Il faut pour cela savoir distinguer les éléments propres à l’auteur (à respecter) et ceux propres à la langue ou à la culture d’origine (à adapter le cas échéant). Par exemple, si on traduit Proust, on ne raccourcira pas ses phrases puisque c’est un élément typique de son style. Mais si on traduit depuis une langue connue pour ses longues phrases dans une langue plus concise, on n’hésitera pas à faire des ajustements. De même, si on traduit un texte dans lequel un élève est particulièrement insolent avec un prof, on peut imaginer le tutoiement en français. Mais si on traduit un texte espagnol dans lequel les élèves tutoient leurs profs, on préférera le vouvoiement en français (il s’agit ici d’une habitude fréquente en Espagne, qui ne choquera pas le lecteur espagnol, tandis que le lecteur francophone serait étonné de voir un élève tutoyer son prof).

L’acronyme FFC, pour s’aider

Pour éviter d’être « trop littéral », il faut donc se poser *au moins* les questions suivantes :

1) Si je traduis cette phrase littéralement, est-ce que ça aura du sens en français ? (Fond)

2) Si je traduis cette phrase littéralement, est-ce que ça semblera naturel en français ? (Forme)

3) Si je traduis cette phrase littéralement, est-ce que ça sera logique par rapport à la culture française/à la structure de la langue française ? (Contexte culturel/linguistique)

On ne peut vraiment pas s’éloigner un peu ?

Bien sûr, il est possible de modifier certains passages pour rendre le texte plus agréable à lire. C’est entre autres le cas des maladresses involontaires – j’ai bien dit involontaires ! – de l’auteur (répétition, phrase mal formulée, erreur de grammaire, typo, etc.) Mais dans l’ensemble, s’il est possible de traduire une phrase littéralement sans en changer le sens et sans que notre traduction ait l’air, justement, d’une traduction, autant le faire.

Pourquoi ? Tout simplement parce qu’en changeant un simple terme ou même l’ordre des mots, on prend des risques : celui de changer le sens de la phrase, de se tromper de registre, de trahir l’opinion de l’auteur, etc.

Voici un exemple tout simple :

Prenons la phrase « I like you, but sometimes you really annoy me ».

Imaginons que je la traduise par « Tu m’agaces vraiment parfois, mais je t’aime bien ».

=> Les mots sont les mêmes, j’ai juste changé leur ordre… Et en faisant ça, je mets l’accent sur des éléments différents.

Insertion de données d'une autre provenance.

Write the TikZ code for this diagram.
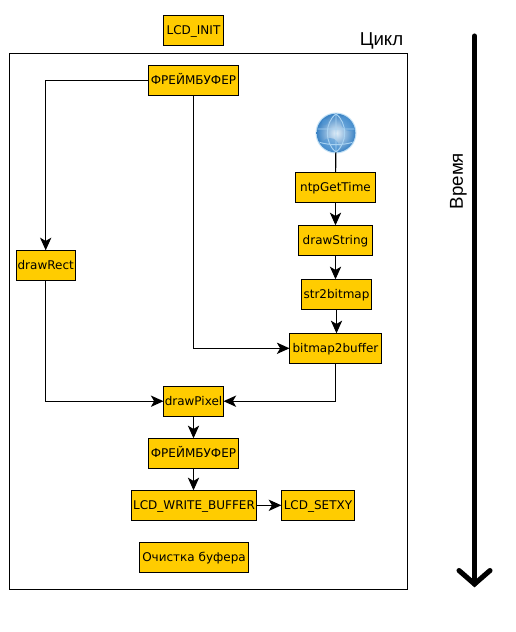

Dans la phrase d’origine, la personne réprimande son interlocuteur (je t’aime bien, mais franchement, parfois, tu me saoules ; l’accent est sur la 2e partie de la phrase, l’idée d’agacement).

Dans ma traduction, ma réprimande devient plus affectueuse (t’es chiant, parfois, mais je t’aime bien quand même ; l’accent est de nouveau mis sur la 2e partie de la phrase, l’idée d’affection).

=> C’est donc l’exemple typique d’un changement inutile, puisqu’il est tout à fait possible de traduire cette phrase littéralement sans que ça choque en français, et dangereux, puisqu’il amène un changement de nuance.

Et dans la « vraie vie », alors ?

Je voudrais terminer par quelques précisions : ces conseils sont utiles (enfin, j’espère ! ) dans un cadre scolaire. En réalité, dans beaucoup de projets professionnels, certains des éléments ci-dessus n’ont plus d’importance (vous vous doutez bien qu’on ne respecte pas le « style de l’auteur » quand on traduit un mode d’emploi ou un procès-verbal de réunion).

De plus, je me suis basée sur ce que mes profs m’ont appris, sur leurs consignes. C’est le dernier élément à prendre en compte dans votre traduction : la demande de votre prof/client. Si votre prof vous demande de vous éloigner du texte à tout prix, faites-le. S’il vous demande d’utiliser le passé simple alors que vous préférez le passé composé, faites ce qu’il vous demande. Plus tard, vous aurez parfois un glossaire ou un guide de style à suivre et vous ne serez pas toujours d’accord avec ce qu’il contient, mais vous devrez respecter les demandes de votre client (sauf s’il y a manifestement une erreur dans le glossaire, vous feriez mieux de la signaler au client, of course). C’est ça aussi, le métier de traducteur.